I am a strong opponent of Obamacare.  But once I realized that a decision in King v. Burwell denying subsidies to people who purchase insurance under the federal exchanges would not help the cause of repealing Obamacare and might hurt it, my attitude towards the case changed.  I felt much less politically invested in the issue and could more easily view it in an impartial manner.

Thus, I read with a relatively open mind the opinions by Chief Justice Roberts and Justice Scalia in the case.  Although I am a formalist (albeit a soft formalist), I do believe that conflicting provisions in a statute can render it ambiguous and that purpose is permissibly used to resolve an ambiguity – two key premises of Chief Justice Roberts’s opinion.  But in the end, I concluded that Justice Scalia had the better of the argument by a significant margin. 

In my view, Justice Scalia effectively rebutted the claim that the Affordable Care Act contained contradictory provisions.  The provisions limiting subsidies to exchanges established by the state were clear.  The other provisions emphasized by Roberts that appeared to contemplate subsidies in federal exchanges could be reconciled with the “established by the state” provision.  The drafting was hardly exemplary, but there was no clear contradiction, especially when one considered the important canon that one should try to reconcile two apparently contradictory provisions.

Since there was no contradiction, one would only depart from the clear statutory language if there was an absurdity.  For those who are less formalistic, one might find Roberts’s meaning of the statute if there was a much stronger evidence of purpose for that interpretation than for Scalia’s.  But neither standard justifies Robert’s decision.

Roberts claims that the purpose of preventing adverse selection (“death spirals”) justifies providing subsidies on federal exchanges, but as Scalia points out there is another plausible purpose – providing states with an incentive to establish exchanges.  And Congress in at least one other place actually prohibited charging applicants for insurance more based on their health condition under conditions similar to those that would govern insureds under federal exchanges.  Thus, Congress cannot be seen as eschewing such a result.
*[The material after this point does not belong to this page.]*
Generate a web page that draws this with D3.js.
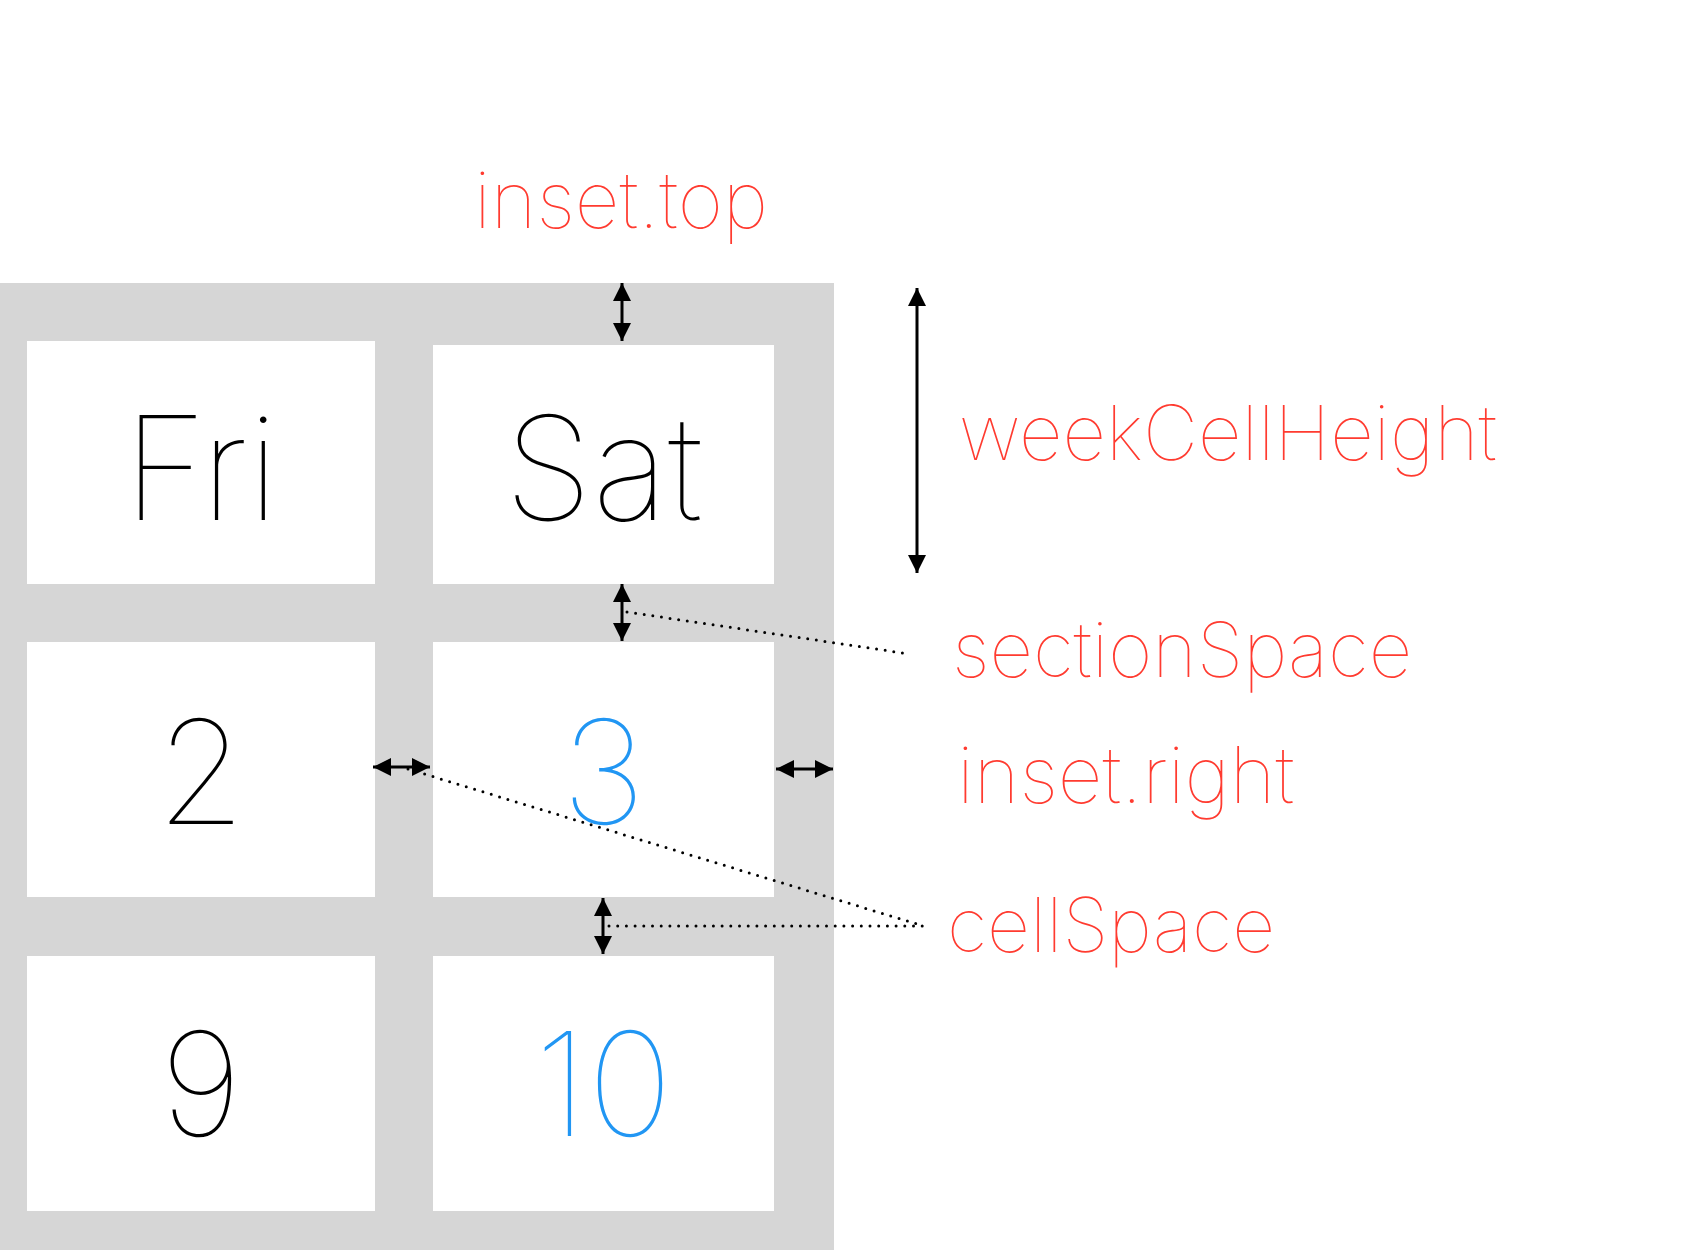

I have been debating some of my colleagues about this opinion, and their main argument is that Congress would not have wanted to allow “death spirals” merely to provide the states with an incentive.  But I don’t know how they know this.  Certainly, Jonathan Gruber didn’t think this.  Given that my colleagues support subsidies on federal exchanges, it is awfully convenient that they find this purpose argument compelling, which is the basic problem with modern versions of purposivism (as opposed to the narrower version that Hart & Sachs advocated in the Legal Process).

But it seems to me that there is an even stronger argument against their view.  Under the ACA, Congress provided that if a state chose not to accept the New Medicaid program (which vastly expanded the old Medicaid program), the state would lose all of its federal Medicaid funding.  That would have had enormous consequences for the poor people of that state.  Yet, Congress allowed that to happen, because it wanted the state to choose the New Medicaid program.  If Congress allowed that choice under the ACA, I do not know why one would doubt it would also allow the similar choice at issue in King.